● **WRITTEN EXERCISE**
Drop the pictures and give back word for word the lines from the line holding "Clone this chart in matplotlib." to the line holding "arriba_heft = [7.85, 4.85, 3.35, 2.4, 2.05]", both included.

----------

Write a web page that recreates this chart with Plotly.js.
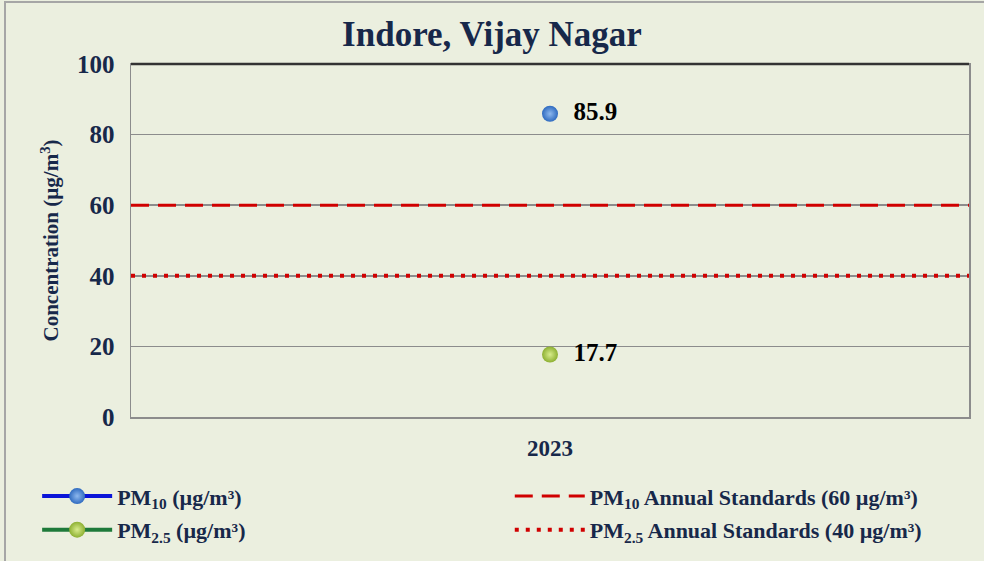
<!DOCTYPE html>
<html>
<head>
<meta charset="utf-8">
<script src="https://cdn.plot.ly/plotly-3.0.1.min.js"></script>
<style>
  html, body { margin: 0; padding: 0; background: #EBEFDF; }
  #wrap { position: relative; width: 984px; height: 561px; overflow: hidden; }
  #frame { position: absolute; left: 4px; top: 1px; width: 1000px; height: 600px; border: 2px solid #A6A6A6; box-sizing: border-box; pointer-events: none; z-index: 5; }
  #chart { width: 984px; height: 561px; }
</style>
</head>
<body>
<div id="wrap">
<div id="chart"></div>
<div id="frame"></div>
</div>
<script>
// ---- data ----
const years = ['2023'];
const pm10 = [85.9];
const pm25 = [17.7];
const pm10Standard = 60;
const pm25Standard = 40;
const yTicks = [0, 20, 40, 60, 80, 100];

const FONT = 'Liberation Serif, Times New Roman, serif';
const NAVY = '#17284A';
const xIdx = years.map((_, i) => i);
const xRange = [-0.5, years.length - 0.5];

const traces = [
  {
    x: xIdx, y: pm10, name: '<b>PM<sub>10</sub> (µg/m³)</b>',
    type: 'scatter', mode: 'lines+markers+text',
    text: pm10.map(v => '<b>  ' + v.toFixed(1) + '</b>'),
    textposition: 'middle right',
    textfont: { family: FONT, size: 25, color: '#000' },
    line: { color: '#0A14D8', width: 4 },
    marker: { size: 16, color: '#2F6BC0', gradient: { type: 'radial', color: '#8DB8EE' } },
    cliponaxis: false,
    legend: 'legend', legendgroup: 'a'
  },
  {
    x: xIdx, y: pm25, name: '<b>PM<sub>2.5</sub> (µg/m³)</b>',
    type: 'scatter', mode: 'lines+markers+text',
    text: pm25.map(v => '<b>  ' + v.toFixed(1) + '</b>'),
    textposition: 'middle right',
    textfont: { family: FONT, size: 25, color: '#000' },
    line: { color: '#1E7A3A', width: 4 },
    marker: { size: 16, color: '#8DB032', gradient: { type: 'radial', color: '#D8EC8C' } },
    cliponaxis: false,
    legend: 'legend', legendgroup: 'b'
  },
  {
    x: xRange, y: xRange.map(() => pm10Standard),
    name: '<b>PM<sub>10</sub> Annual Standards (60 µg/m³)</b>',
    type: 'scatter', mode: 'lines',
    line: { color: '#D00000', width: 3, dash: '18px,9px' },
    hoverinfo: 'skip',
    legend: 'legend2', legendgroup: 'c'
  },
  {
    x: xRange, y: xRange.map(() => pm25Standard),
    name: '<b>PM<sub>2.5</sub> Annual Standards (40 µg/m³)</b>',
    type: 'scatter', mode: 'lines',
    line: { color: '#D00000', width: 4, dash: '4px,7px' },
    hoverinfo: 'skip',
    legend: 'legend2', legendgroup: 'd'
  }
];

const legendBase = {
  orientation: 'v',
  y: -0.165, yanchor: 'top',
  font: { family: FONT, size: 22, color: NAVY },
  bgcolor: 'rgba(0,0,0,0)',
  tracegroupgap: 2,
  itemwidth: 70,
  traceorder: 'grouped'
};

const layout = {
  width: 984, height: 561,
  paper_bgcolor: '#EBEFDF',
  plot_bgcolor: '#EBEFDF',
  margin: { l: 131, r: 15, t: 64, b: 144, autoexpand: false },
  font: { family: FONT, color: NAVY },
  title: {
    text: '<b>Indore, Vijay Nagar</b>',
    font: { family: FONT, size: 35, color: NAVY },
    x: 0.5, xanchor: 'center', y: 0.94, yanchor: 'middle'
  },
  xaxis: {
    range: xRange,
    tickvals: xIdx,
    ticktext: years.map(y => '<b>' + y + '</b>'),
    tickfont: { family: FONT, size: 23, color: NAVY },
    showgrid: false, zeroline: false,
    showline: true, linecolor: '#8C8C8C', linewidth: 1.5, mirror: true,
    ticks: '', ticklabelstandoff: 10,
    fixedrange: true
  },
  yaxis: {
    range: [0, 100],
    tickvals: yTicks,
    ticktext: yTicks.map(v => '<b>' + v + '</b>'),
    tickfont: { family: FONT, size: 25, color: NAVY },
    showgrid: true, gridcolor: '#8C8C8C', gridwidth: 1.5,
    zeroline: false,
    showline: true, linecolor: '#8C8C8C', linewidth: 1.5, mirror: true,
    ticks: '', ticklabelstandoff: 10,
    title: { text: '<b>Concentration (µg/m<sup>3</sup>)</b>', font: { family: FONT, size: 21, color: NAVY }, standoff: 12 },
    fixedrange: true
  },
  shapes: [
    { type: 'line', xref: 'paper', yref: 'paper', x0: 0, x1: 1, y0: 1, y1: 1, line: { color: '#333333', width: 2.5 } }
  ],
  showlegend: true,
  legend: Object.assign({}, legendBase, { x: -0.112, xanchor: 'left' }),
  legend2: Object.assign({}, legendBase, { x: 0.452, xanchor: 'left' })
};

Plotly.newPlot('chart', traces, layout, { displayModeBar: false, staticPlot: true });
</script>
</body>
</html>
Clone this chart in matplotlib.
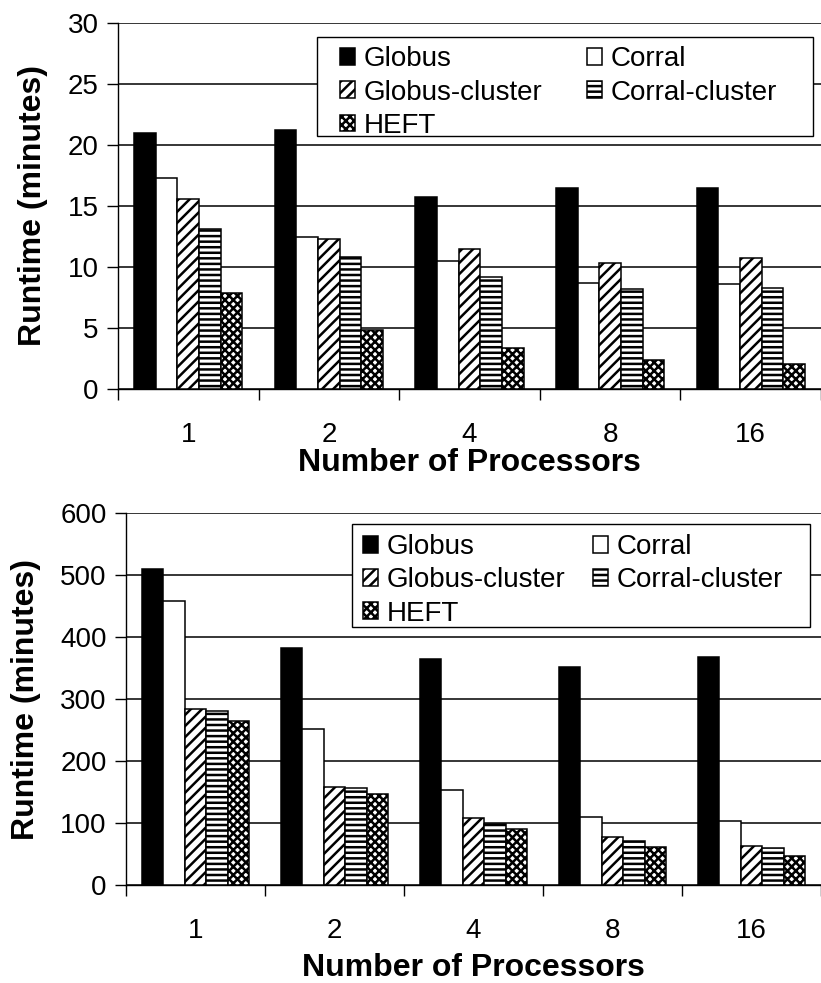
import matplotlib
matplotlib.use("Agg")
import matplotlib.pyplot as plt
from matplotlib.patches import Rectangle
import numpy as np

plt.rcParams['font.family'] = ['Liberation Sans', 'DejaVu Sans']
plt.rcParams['hatch.linewidth'] = 1.8

# datos
procesadores = ['1', '2', '4', '8', '16']
series = ['Globus', 'Corral', 'Globus-cluster', 'Corral-cluster', 'HEFT']

# grafico de arriba (minutos)
arriba_globus = [21.0, 21.2, 15.7, 16.45, 16.45]
arriba_corral = [17.3, 12.45, 10.5, 8.7, 8.6]
arriba_globus_cluster = [15.6, 12.3, 11.45, 10.3, 10.7]
arriba_corral_cluster = [13.1, 10.85, 9.15, 8.2, 8.3]
arriba_heft = [7.85, 4.85, 3.35, 2.4, 2.05]

# grafico de abajo (minutos)
abajo_globus = [509, 383, 364, 352, 367]
abajo_corral = [458, 251, 154, 110, 103]
abajo_globus_cluster = [284, 158, 108, 78, 63]
abajo_corral_cluster = [281, 157, 99, 71, 60]
abajo_heft = [264, 147, 90, 62, 47]

colores = ['black', 'white', 'white', 'white', 'white']
tramas = [None, None, '///', '---', 'xxxx']


def graficar(ax, valores, ymax, paso, xmax, pad_xlabel, caja, ancla, colsep):
    x = np.arange(len(procesadores))
    ancho = 0.154
    barras = []
    for i, v in enumerate(valores):
        b = ax.bar(x + (i - 2) * ancho, v, ancho, color=colores[i], hatch=tramas[i],
                   edgecolor='black', linewidth=1.1, label=series[i], zorder=3)
        barras.append(b)
    ax.set_ylim(0, ymax)
    ax.set_xlim(-0.5, xmax)
    ax.set_yticks(np.arange(0, ymax + 1, paso))
    ax.yaxis.grid(True, color='black', linewidth=1.1, zorder=0)
    ax.set_axisbelow(True)
    ax.set_xticks(x)
    ax.set_xticklabels(procesadores)
    ax.set_xticks(np.arange(-0.5, len(procesadores), 1.0), minor=True)
    ax.tick_params(axis='x', which='major', length=0, labelsize=20, pad=24)
    ax.tick_params(axis='x', which='minor', length=8, width=1.0, direction='out')
    ax.tick_params(axis='y', length=8, width=1.0, labelsize=20, pad=6)
    for s in ['top', 'right']:
        ax.spines[s].set_visible(False)
    for s in ['left', 'bottom']:
        ax.spines[s].set_linewidth(1.0)
    ax.set_ylabel('Runtime (minutes)', fontsize=23, fontweight='bold', labelpad=14)
    ax.set_xlabel('Number of Processors', fontsize=23, fontweight='bold', labelpad=pad_xlabel)

    # caja de la leyenda (como en Excel, mas ancha que el contenido)
    x0, y0, x1, y1 = caja
    ax.add_patch(Rectangle((x0, y0), x1 - x0, y1 - y0, transform=ax.transAxes,
                           facecolor='white', edgecolor='black', linewidth=1.0,
                           zorder=4, clip_on=False))
    # orden para que quede Globus, Corral / Globus-cluster, Corral-cluster / HEFT
    orden = [0, 2, 4, 1, 3]
    leg = ax.legend([barras[i] for i in orden], [series[i] for i in orden], ncol=2,
                    loc='upper left', bbox_to_anchor=ancla, fontsize=20,
                    frameon=False, handlelength=0.55, handleheight=0.55,
                    handletextpad=0.3, columnspacing=colsep, labelspacing=0.26,
                    borderpad=0, borderaxespad=0)
    leg.set_zorder(5)


fig = plt.figure(figsize=(8.21, 9.83), dpi=100)
ax1 = fig.add_axes([0.1437, 0.6043, 0.8563, 0.3723])
ax2 = fig.add_axes([0.1535, 0.0997, 0.8465, 0.3784])

graficar(ax1, [arriba_globus, arriba_corral, arriba_globus_cluster,
               arriba_corral_cluster, arriba_heft], 30, 5, 4.475, 0,
         (0.283, 0.691, 0.9886, 0.962), (0.316, 0.936), 1.6)
graficar(ax2, [abajo_globus, abajo_corral, abajo_globus_cluster,
               abajo_corral_cluster, abajo_heft], 600, 100, 4.436, 6,
         (0.325, 0.694, 0.984, 0.970), (0.341, 0.943), 1.0)

fig.savefig('out.png', dpi=100)
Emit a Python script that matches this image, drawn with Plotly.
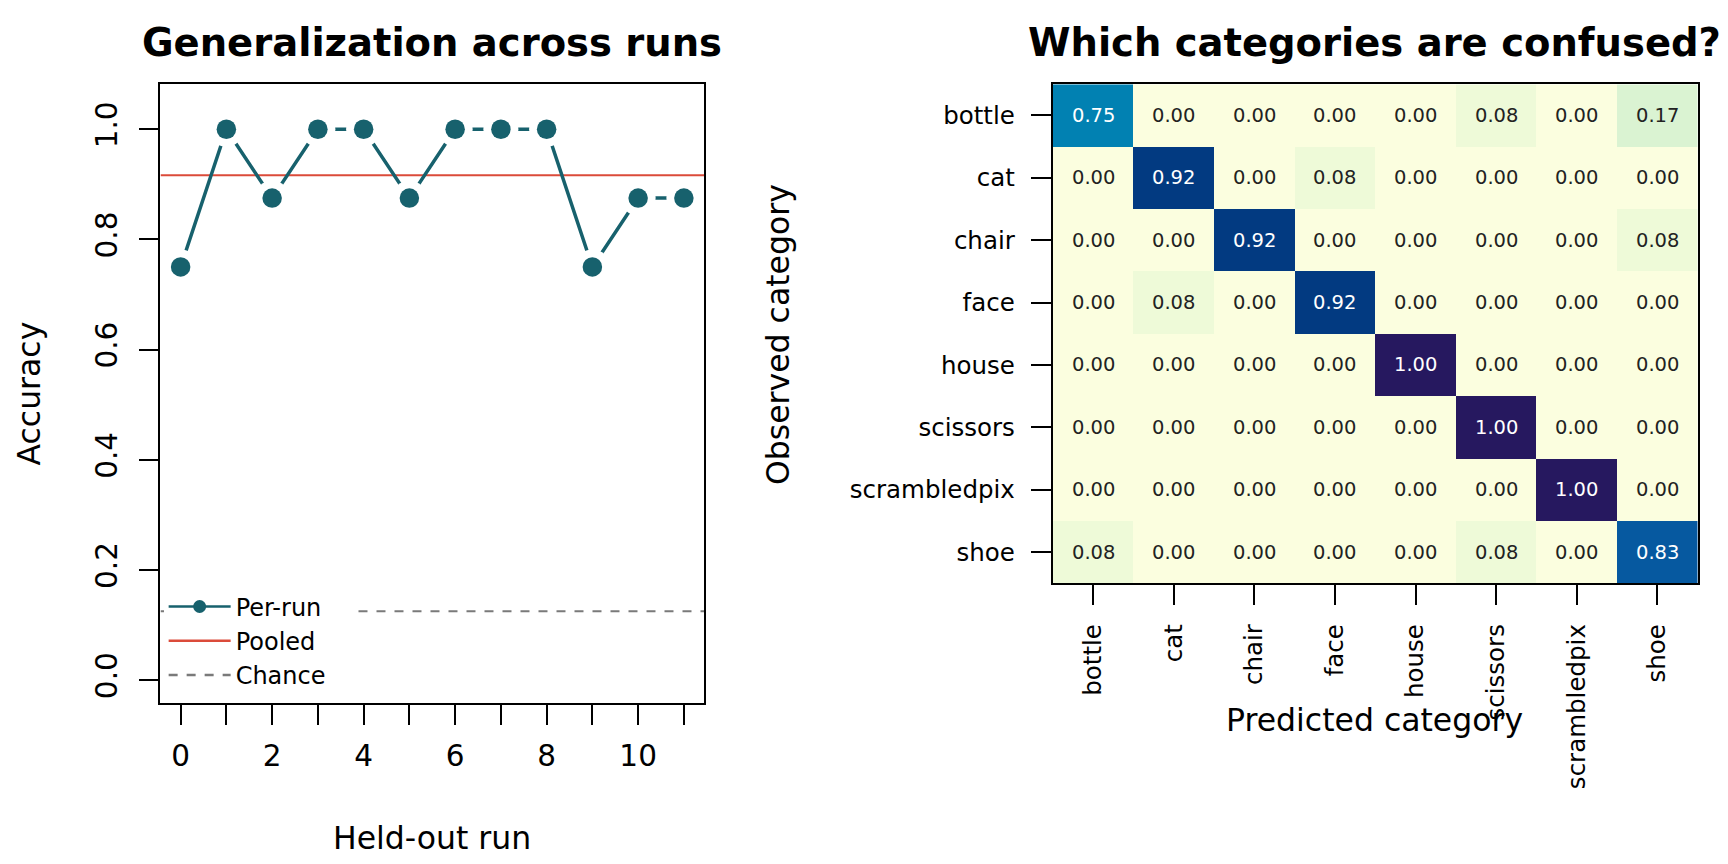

----------

● **EXPECTED ANSWER**
Clone this chart in matplotlib.
import matplotlib
matplotlib.use("Agg")
import matplotlib.pyplot as plt
from matplotlib.patches import Rectangle
import numpy as np

plt.rcParams['font.family'] = ['Liberation Sans', 'DejaVu Sans']
plt.rcParams['hatch.linewidth'] = 1.8

# datos
procesadores = ['1', '2', '4', '8', '16']
series = ['Globus', 'Corral', 'Globus-cluster', 'Corral-cluster', 'HEFT']

# grafico de arriba (minutos)
arriba_globus = [21.0, 21.2, 15.7, 16.45, 16.45]
arriba_corral = [17.3, 12.45, 10.5, 8.7, 8.6]
arriba_globus_cluster = [15.6, 12.3, 11.45, 10.3, 10.7]
arriba_corral_cluster = [13.1, 10.85, 9.15, 8.2, 8.3]
arriba_heft = [7.85, 4.85, 3.35, 2.4, 2.05]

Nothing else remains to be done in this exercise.